De volta a O Bom Gigante Amigo, o filme assinala o retorno de Spielberg a Cannes quase 35 anos depois de E.T., cujo roteiro também foi escrito por Melissa Mathison (e ela morreu em novembro passado). Rebecca Hall contou que Melissa esteve presente todo o tempo no set. Isso é comum nos filmes de Spielberg? “Por mim, seria. Embora concorde com Hitchcock (filmar é passar o filme pela câmera), gostaria de ter os roteiristas comigo para eventuais mudanças que se tornem necessárias. Por mais que a gente prepare, atores e técnicos são seres vivos, têm ideias e muitas vezes propõem coisas que nos escaparam na preparação. O problema é que os roteiristas, em geral, não estão disponíveis. Já embarcaram em outros projetos. Melissa, não. Além de grande amiga, ela abraçava um filme de cada vez e se dedicava inteiramente. Trabalhamos muito em O Bom Gigante Amigo para expressar na tela o tema dos sonhos, que está no livro de Roald (Dahl).”

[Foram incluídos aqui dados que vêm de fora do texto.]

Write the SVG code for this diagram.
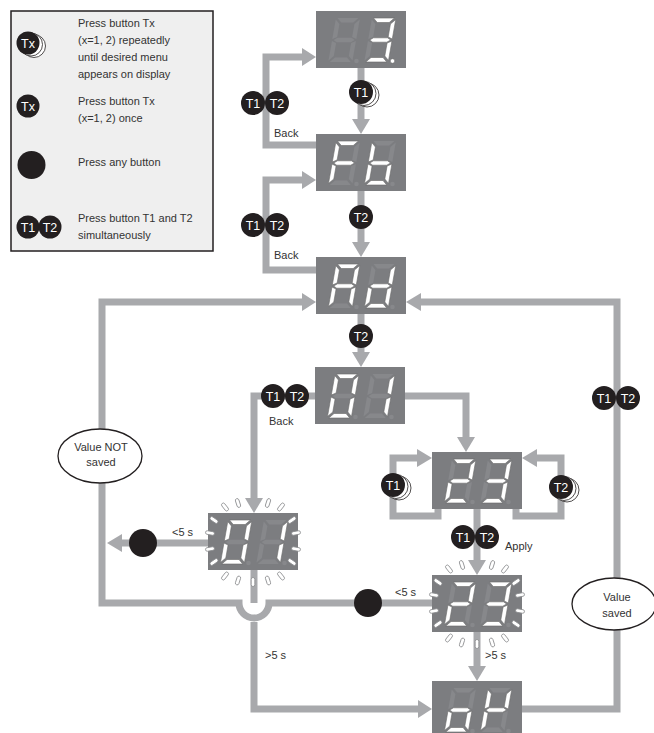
<svg xmlns="http://www.w3.org/2000/svg" width="654" height="733" viewBox="0 0 654 733">
<style>
.t{font-family:"Liberation Sans",Arial,sans-serif;font-size:11px;fill:#333}
.bt{font-family:"Liberation Sans",Arial,sans-serif;font-size:12.5px;fill:#fff;text-anchor:middle}
.ct{text-anchor:middle}
.cn{fill:none;stroke:#a8a9ac;stroke-width:7}
.ah{fill:#a8a9ac}
.btn{fill:#231f20}
.ring{fill:#fff;stroke:#231f20;stroke-width:0.8}
.box{fill:#7c7d80}
.on{fill:#fff;stroke:#6a6a6a;stroke-width:0.6}
.off{fill:#87888b}
.ray{fill:#fff;stroke:#8a8b8e;stroke-width:0.8}
.ell{fill:#fff;stroke:#231f20;stroke-width:1.3}
</style>
<defs>
<polygon id="sa" points="1.5,0 22.5,0 18,4.5 6,4.5"/>
<polygon id="sb" points="24,1.5 24,21 19.5,19 19.5,6"/>
<polygon id="sc" points="24,23 24,42.5 19.5,38 19.5,25"/>
<polygon id="sd" points="1.5,44 22.5,44 18,39.5 6,39.5"/>
<polygon id="se" points="0,23 4.5,25 4.5,38 0,42.5"/>
<polygon id="sf" points="0,1.5 4.5,6 4.5,19 0,21"/>
<polygon id="sg" points="1.5,22 5,19.8 19,19.8 22.5,22 19,24.2 5,24.2"/>
<g id="d8"><use href="#sa"/><use href="#sb"/><use href="#sc"/><use href="#sd"/><use href="#se"/><use href="#sf"/><use href="#sg"/></g>
<rect id="ray" x="-1.8" y="-4.5" width="3.6" height="9" rx="1.8"/>
<g id="rays">
<use href="#ray" class="ray" transform="translate(17,-6) rotate(-38)"/>
<use href="#ray" class="ray" transform="translate(30,-10) rotate(-18)"/>
<use href="#ray" class="ray" transform="translate(60,-10) rotate(18)"/>
<use href="#ray" class="ray" transform="translate(73,-6) rotate(38)"/>
<use href="#ray" class="ray" transform="translate(17,63) rotate(38)"/>
<use href="#ray" class="ray" transform="translate(30,67.5) rotate(18)"/>
<use href="#ray" class="ray" transform="translate(45,69)"/>
<use href="#ray" class="ray" transform="translate(60,67.5) rotate(-18)"/>
<use href="#ray" class="ray" transform="translate(73,63) rotate(-38)"/>
<use href="#ray" class="ray" transform="translate(6,7) rotate(-55)"/>
<use href="#ray" class="ray" transform="translate(2,20) rotate(-80)"/>
<use href="#ray" class="ray" transform="translate(2,36) rotate(80)"/>
<use href="#ray" class="ray" transform="translate(6,49) rotate(55)"/>
<use href="#ray" class="ray" transform="translate(84,7) rotate(55)"/>
<use href="#ray" class="ray" transform="translate(88,20) rotate(80)"/>
<use href="#ray" class="ray" transform="translate(88,36) rotate(-80)"/>
<use href="#ray" class="ray" transform="translate(84,49) rotate(-55)"/>
</g>
</defs>

<g id="legend">
<rect x="11" y="11" width="202" height="240" fill="#efefef" stroke="#231f20" stroke-width="1.5"/>
<g transform="translate(28,43)"><circle cx="6" cy="3" r="11.5" class="ring"/><circle cx="3" cy="1.5" r="11.5" class="ring"/><circle r="11.5" class="btn"/><text class="bt" y="4.5">Tx</text></g>
<text class="t" x="78" y="27">Press button Tx</text>
<text class="t" x="78" y="44">(x=1, 2) repeatedly</text>
<text class="t" x="78" y="61">until desired menu</text>
<text class="t" x="78" y="78">appears on display</text>
<g transform="translate(28,106)"><circle r="11.5" class="btn"/><text class="bt" y="4.5">Tx</text></g>
<text class="t" x="78" y="105">Press button Tx</text>
<text class="t" x="78" y="122">(x=1, 2) once</text>
<circle cx="31.5" cy="165" r="14" class="btn"/>
<text class="t" x="78" y="166">Press any button</text>
<g transform="translate(28,227)"><circle r="11.5" class="btn"/><text class="bt" y="4.5">T1</text><circle cx="22" r="11.5" class="btn"/><text class="bt" x="22" y="4.5">T2</text></g>
<text class="t" x="78" y="222">Press button T1 and T2</text>
<text class="t" x="78" y="239">simultaneously</text>
</g>

<g id="connectors">
<path class="cn" d="M361,68 V119"/><polygon class="ah" points="352,119 370,119 361,134"/>
<path class="cn" d="M316,145 H266 V57 H302"/><polygon class="ah" points="302,48 302,66 316,57"/>
<path class="cn" d="M361,191 V242"/><polygon class="ah" points="352,242 370,242 361,257"/>
<path class="cn" d="M316,270 H266 V180 H302"/><polygon class="ah" points="302,171 302,189 316,180"/>
<path class="cn" d="M361,314 V352"/><polygon class="ah" points="352,352 370,352 361,367"/>
<path class="cn" d="M315,396 H254 V498"/><polygon class="ah" points="245,498 263,498 254,513"/>
<path class="cn" d="M405,396 H466 V437"/><polygon class="ah" points="457,437 475,437 466,452"/>
<path class="cn" d="M438,509 V516 H393 V458 H417"/><polygon class="ah" points="417,449 417,467 432,458"/>
<path class="cn" d="M516,509 V516 H561 V458 H537"/><polygon class="ah" points="537,449 537,467 522,458"/>
<path class="cn" d="M477,509 V560"/><polygon class="ah" points="468,560 486,560 477,575"/>
<path class="cn" d="M208,543 H122"/><polygon class="ah" points="122,534 122,552 107,543"/>
<path class="cn" d="M254,570 V603"/>
<path class="cn" d="M254,622 V709 H418"/><polygon class="ah" points="418,700 418,718 432,709"/>
<path class="cn" d="M432,603 H269 A15,15 0 0 1 239,603 H102 V302 H302"/><polygon class="ah" points="302,293 302,311 316,302"/>
<path class="cn" d="M477,632 V666"/><polygon class="ah" points="468,666 486,666 477,681"/>
<path class="cn" d="M522,709 H617 V302 H421"/><polygon class="ah" points="421,293 421,311 406,302"/>
</g>

<g id="labels">
<text class="t" x="274" y="137">Back</text>
<text class="t" x="274" y="259">Back</text>
<text class="t" x="269" y="425">Back</text>
<text class="t" x="172" y="536">&lt;5 s</text>
<text class="t" x="395" y="596">&lt;5 s</text>
<text class="t" x="265" y="659">&gt;5 s</text>
<text class="t" x="485" y="659">&gt;5 s</text>
<text class="t" x="505" y="550">Apply</text>
</g>

<g id="buttons">
<g transform="translate(361,92)"><circle cx="6" cy="3" r="12" class="ring"/><circle cx="3" cy="1.5" r="12" class="ring"/><circle r="12" class="btn"/><text class="bt" y="4.5">T1</text></g>
<g transform="translate(253,103)"><circle r="12" class="btn"/><text class="bt" y="4.5">T1</text><circle cx="24" r="12" class="btn"/><text class="bt" x="24" y="4.5">T2</text></g>
<g transform="translate(361,217)"><circle r="12" class="btn"/><text class="bt" y="4.5">T2</text></g>
<g transform="translate(253,225)"><circle r="12" class="btn"/><text class="bt" y="4.5">T1</text><circle cx="24" r="12" class="btn"/><text class="bt" x="24" y="4.5">T2</text></g>
<g transform="translate(361,336)"><circle r="12" class="btn"/><text class="bt" y="4.5">T2</text></g>
<g transform="translate(273,396)"><circle r="12" class="btn"/><text class="bt" y="4.5">T1</text><circle cx="24" r="12" class="btn"/><text class="bt" x="24" y="4.5">T2</text></g>
<g transform="translate(604,398)"><circle r="12" class="btn"/><text class="bt" y="4.5">T1</text><circle cx="24" r="12" class="btn"/><text class="bt" x="24" y="4.5">T2</text></g>
<g transform="translate(393,485)"><circle cx="6" cy="3" r="12" class="ring"/><circle cx="3" cy="1.5" r="12" class="ring"/><circle r="12" class="btn"/><text class="bt" y="4.5">T1</text></g>
<g transform="translate(561,487)"><circle cx="6" cy="3" r="12" class="ring"/><circle cx="3" cy="1.5" r="12" class="ring"/><circle r="12" class="btn"/><text class="bt" y="4.5">T2</text></g>
<g transform="translate(463,537)"><circle r="12" class="btn"/><text class="bt" y="4.5">T1</text><circle cx="24" r="12" class="btn"/><text class="bt" x="24" y="4.5">T2</text></g>
<circle cx="143" cy="543" r="14" class="btn"/>
<circle cx="368" cy="603" r="14" class="btn"/>
</g>

<g id="note-not-saved"><ellipse class="ell" cx="100" cy="456" rx="42" ry="27"/><text class="t ct" x="101" y="451">Value NOT</text><text class="t ct" x="101" y="466">saved</text></g>
<g id="note-saved"><ellipse class="ell" cx="614" cy="604" rx="42" ry="26"/><text class="t ct" x="617" y="601">Value</text><text class="t ct" x="617" y="617">saved</text></g>

<g id="n-3" transform="translate(316,11)">
<rect class="box" width="90" height="57"/>
<g transform="translate(20,7) skewX(-10)"><use href="#d8" class="off"/></g>
<g transform="translate(56,7) skewX(-10)"><use href="#d8" class="off"/><use href="#sa" class="on"/><use href="#sb" class="on"/><use href="#sg" class="on"/><use href="#sc" class="on"/><use href="#sd" class="on"/></g>
<circle class="off" cx="40.5" cy="50" r="2.3"/><circle class="on" cx="76.5" cy="50" r="2.3"/>
</g>

<g id="n-Fb" transform="translate(316,134)">
<rect class="box" width="90" height="57"/>
<g transform="translate(20,7) skewX(-10)"><use href="#d8" class="off"/><use href="#sa" class="on"/><use href="#sf" class="on"/><use href="#se" class="on"/><use href="#sg" class="on"/></g>
<g transform="translate(56,7) skewX(-10)"><use href="#d8" class="off"/><use href="#sf" class="on"/><use href="#se" class="on"/><use href="#sg" class="on"/><use href="#sc" class="on"/><use href="#sd" class="on"/></g>
<circle class="off" cx="40.5" cy="50" r="2.3"/><circle class="off" cx="76.5" cy="50" r="2.3"/>
</g>

<g id="n-Ad" transform="translate(316,257)">
<rect class="box" width="90" height="57"/>
<g transform="translate(20,7) skewX(-10)"><use href="#d8" class="off"/><use href="#sa" class="on"/><use href="#sb" class="on"/><use href="#sc" class="on"/><use href="#se" class="on"/><use href="#sf" class="on"/><use href="#sg" class="on"/></g>
<g transform="translate(56,7) skewX(-10)"><use href="#d8" class="off"/><use href="#sb" class="on"/><use href="#sc" class="on"/><use href="#sd" class="on"/><use href="#se" class="on"/><use href="#sg" class="on"/></g>
<circle class="off" cx="40.5" cy="50" r="2.3"/><circle class="off" cx="76.5" cy="50" r="2.3"/>
</g>

<g id="n-01" transform="translate(315,367)">
<rect class="box" width="90" height="57"/>
<g transform="translate(20,7) skewX(-10)"><use href="#d8" class="off"/><use href="#sa" class="on"/><use href="#sb" class="on"/><use href="#sc" class="on"/><use href="#sd" class="on"/><use href="#se" class="on"/><use href="#sf" class="on"/></g>
<g transform="translate(56,7) skewX(-10)"><use href="#d8" class="off"/><use href="#sb" class="on"/><use href="#sc" class="on"/></g>
<circle class="off" cx="40.5" cy="50" r="2.3"/><circle class="off" cx="76.5" cy="50" r="2.3"/>
</g>

<g id="n-23" transform="translate(432,452)">
<rect class="box" width="90" height="57"/>
<g transform="translate(20,7) skewX(-10)"><use href="#d8" class="off"/><use href="#sa" class="on"/><use href="#sb" class="on"/><use href="#sg" class="on"/><use href="#se" class="on"/><use href="#sd" class="on"/></g>
<g transform="translate(56,7) skewX(-10)"><use href="#d8" class="off"/><use href="#sa" class="on"/><use href="#sb" class="on"/><use href="#sg" class="on"/><use href="#sc" class="on"/><use href="#sd" class="on"/></g>
<circle class="off" cx="40.5" cy="50" r="2.3"/><circle class="off" cx="76.5" cy="50" r="2.3"/>
</g>

<g id="n-01-flash" transform="translate(208,513)">
<rect class="box" width="90" height="57"/>
<g transform="translate(20,7) skewX(-10)"><use href="#d8" class="off"/><use href="#sa" class="on"/><use href="#sb" class="on"/><use href="#sc" class="on"/><use href="#sd" class="on"/><use href="#se" class="on"/><use href="#sf" class="on"/></g>
<g transform="translate(56,7) skewX(-10)"><use href="#d8" class="off"/><use href="#sb" class="on"/><use href="#sc" class="on"/></g>
<circle class="off" cx="40.5" cy="50" r="2.3"/><circle class="off" cx="76.5" cy="50" r="2.3"/>
<use href="#rays"/>
</g>

<g id="n-23-flash" transform="translate(432,575)">
<rect class="box" width="90" height="57"/>
<g transform="translate(20,7) skewX(-10)"><use href="#d8" class="off"/><use href="#sa" class="on"/><use href="#sb" class="on"/><use href="#sg" class="on"/><use href="#se" class="on"/><use href="#sd" class="on"/></g>
<g transform="translate(56,7) skewX(-10)"><use href="#d8" class="off"/><use href="#sa" class="on"/><use href="#sb" class="on"/><use href="#sg" class="on"/><use href="#sc" class="on"/><use href="#sd" class="on"/></g>
<circle class="off" cx="40.5" cy="50" r="2.3"/><circle class="off" cx="76.5" cy="50" r="2.3"/>
<use href="#rays"/>
</g>

<g id="n-oK" transform="translate(432,681)">
<rect class="box" width="90" height="57"/>
<g transform="translate(20,7) skewX(-10)"><use href="#d8" class="off"/><use href="#sc" class="on"/><use href="#sd" class="on"/><use href="#se" class="on"/><use href="#sg" class="on"/></g>
<g transform="translate(56,7) skewX(-10)"><use href="#d8" class="off"/><use href="#sf" class="on"/><use href="#se" class="on"/><use href="#sg" class="on"/><use href="#sb" class="on"/></g>
<circle class="off" cx="40.5" cy="50" r="2.3"/><circle class="off" cx="76.5" cy="50" r="2.3"/>
</g>
</svg>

O filme marca a segunda colaboração consecutiva do diretor com Mark Rylance, que ganhou o Oscar de coadjuvante por Ponte dos Espiões. Os dois vão fazer mais dois filmes juntos, e um deles promete ser mais um daqueles (grandes) Spielberg adultos – The Kidnapping of Edgardo Mortara, sobre um garoto judeu italiano do século 19 forçado a se cristianizar e cujos pais foram à Justiça contra o próprio Vaticano. Spielberg está sempre professando seu credo humanista – uma vida vale todas as vidas. “Na verdade, não sou eu. Está no Talmud.” De ascendência judaica, ele é religioso? É a única pergunta que Spielberg não responde. “Desculpe, mas é um assunto muito íntimo”, justifica-se.